Which lines of the records contain "uses"? Collect every one of them.

Source code of charts:
◆ ◆ ◆
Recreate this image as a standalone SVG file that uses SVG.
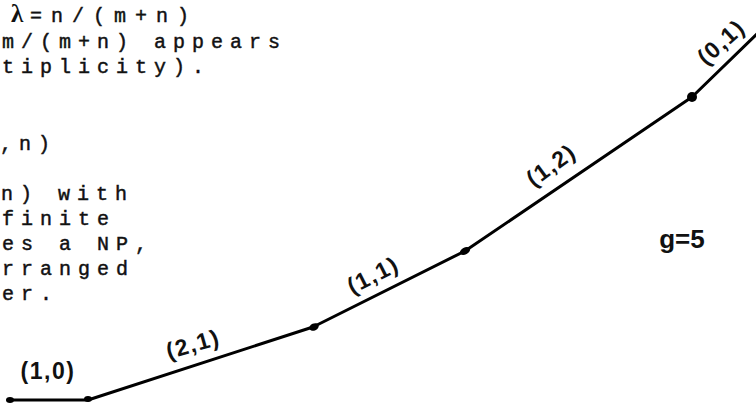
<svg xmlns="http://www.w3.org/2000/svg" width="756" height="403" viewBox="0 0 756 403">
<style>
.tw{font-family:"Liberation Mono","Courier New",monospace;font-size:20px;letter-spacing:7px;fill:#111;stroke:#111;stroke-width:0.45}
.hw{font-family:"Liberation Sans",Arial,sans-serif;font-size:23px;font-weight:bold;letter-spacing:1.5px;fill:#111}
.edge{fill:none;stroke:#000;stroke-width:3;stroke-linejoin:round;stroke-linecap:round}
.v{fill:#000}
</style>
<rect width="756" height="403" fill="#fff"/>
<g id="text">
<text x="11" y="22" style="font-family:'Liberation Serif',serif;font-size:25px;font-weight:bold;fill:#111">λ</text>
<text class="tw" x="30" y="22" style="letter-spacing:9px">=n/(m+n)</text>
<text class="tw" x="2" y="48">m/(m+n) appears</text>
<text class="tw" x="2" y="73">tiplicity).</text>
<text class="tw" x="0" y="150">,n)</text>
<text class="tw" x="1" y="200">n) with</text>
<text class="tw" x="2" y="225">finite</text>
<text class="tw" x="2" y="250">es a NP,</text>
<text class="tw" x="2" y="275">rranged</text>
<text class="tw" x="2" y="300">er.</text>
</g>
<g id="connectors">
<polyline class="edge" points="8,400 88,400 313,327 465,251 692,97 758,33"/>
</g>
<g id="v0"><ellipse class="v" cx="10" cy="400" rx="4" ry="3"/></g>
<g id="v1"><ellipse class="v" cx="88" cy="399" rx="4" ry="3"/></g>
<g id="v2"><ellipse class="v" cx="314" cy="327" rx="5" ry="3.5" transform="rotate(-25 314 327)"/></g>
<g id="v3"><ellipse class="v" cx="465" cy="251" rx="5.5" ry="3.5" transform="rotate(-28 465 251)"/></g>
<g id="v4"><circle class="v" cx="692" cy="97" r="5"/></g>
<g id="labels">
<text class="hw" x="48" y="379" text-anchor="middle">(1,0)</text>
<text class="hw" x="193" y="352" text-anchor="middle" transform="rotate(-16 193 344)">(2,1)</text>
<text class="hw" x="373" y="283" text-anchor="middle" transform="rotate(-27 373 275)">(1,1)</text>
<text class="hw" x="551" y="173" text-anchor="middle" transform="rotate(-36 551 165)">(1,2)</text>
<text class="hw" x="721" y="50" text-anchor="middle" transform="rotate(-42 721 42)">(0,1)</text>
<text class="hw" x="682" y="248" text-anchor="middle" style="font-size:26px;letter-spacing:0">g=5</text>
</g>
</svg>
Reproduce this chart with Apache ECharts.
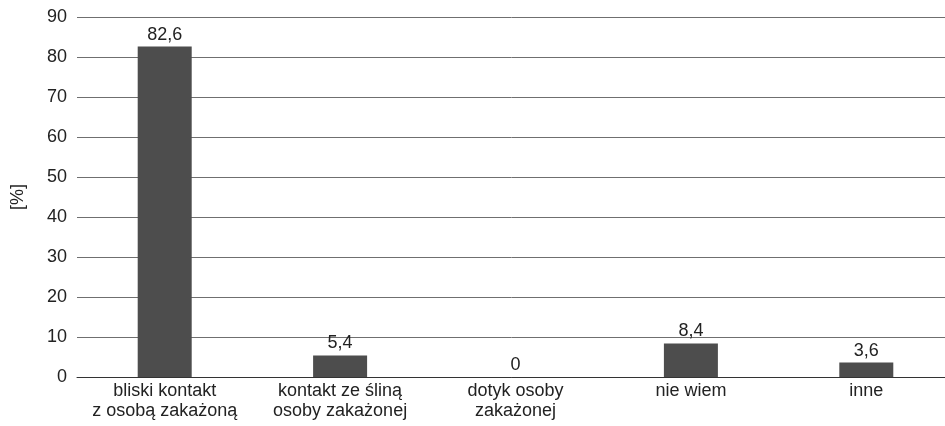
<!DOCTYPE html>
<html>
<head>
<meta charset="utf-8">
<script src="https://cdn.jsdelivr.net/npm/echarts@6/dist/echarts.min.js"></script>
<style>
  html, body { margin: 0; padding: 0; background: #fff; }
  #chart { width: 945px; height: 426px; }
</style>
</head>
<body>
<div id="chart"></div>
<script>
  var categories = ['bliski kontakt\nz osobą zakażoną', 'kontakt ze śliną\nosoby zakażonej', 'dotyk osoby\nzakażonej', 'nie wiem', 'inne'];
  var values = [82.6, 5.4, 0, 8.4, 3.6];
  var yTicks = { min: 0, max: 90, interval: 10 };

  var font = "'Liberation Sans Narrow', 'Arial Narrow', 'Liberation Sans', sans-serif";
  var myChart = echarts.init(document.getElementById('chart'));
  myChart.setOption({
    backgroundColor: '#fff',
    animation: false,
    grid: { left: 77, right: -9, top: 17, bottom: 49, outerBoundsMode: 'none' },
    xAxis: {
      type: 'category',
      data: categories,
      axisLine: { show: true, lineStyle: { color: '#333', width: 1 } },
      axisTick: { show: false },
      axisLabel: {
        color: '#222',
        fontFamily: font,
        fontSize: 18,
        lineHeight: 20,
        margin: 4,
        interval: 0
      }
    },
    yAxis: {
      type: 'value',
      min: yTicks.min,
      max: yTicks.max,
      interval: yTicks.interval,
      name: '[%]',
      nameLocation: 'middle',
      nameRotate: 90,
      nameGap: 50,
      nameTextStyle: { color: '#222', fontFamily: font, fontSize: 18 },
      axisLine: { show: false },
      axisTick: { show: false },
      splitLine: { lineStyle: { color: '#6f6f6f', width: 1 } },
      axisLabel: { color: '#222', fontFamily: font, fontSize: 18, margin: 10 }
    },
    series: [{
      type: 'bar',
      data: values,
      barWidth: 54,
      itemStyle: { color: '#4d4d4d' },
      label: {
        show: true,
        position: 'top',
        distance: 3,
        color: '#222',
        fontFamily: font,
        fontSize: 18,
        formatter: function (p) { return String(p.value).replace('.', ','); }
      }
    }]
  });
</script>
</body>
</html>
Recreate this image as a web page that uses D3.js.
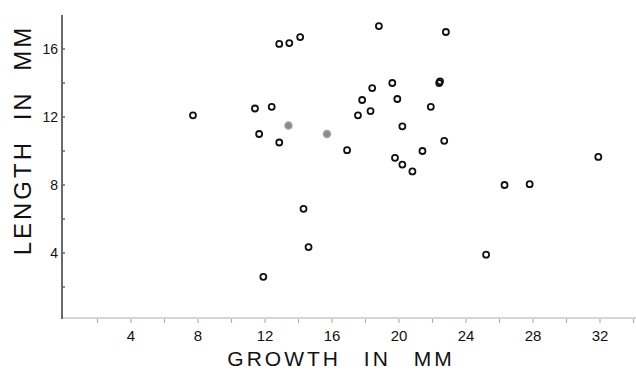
◆ ◆ ◆
# Correct response
Recreate this image as a standalone SVG file that uses SVG.
Recreate this image as a web page that uses D3.js.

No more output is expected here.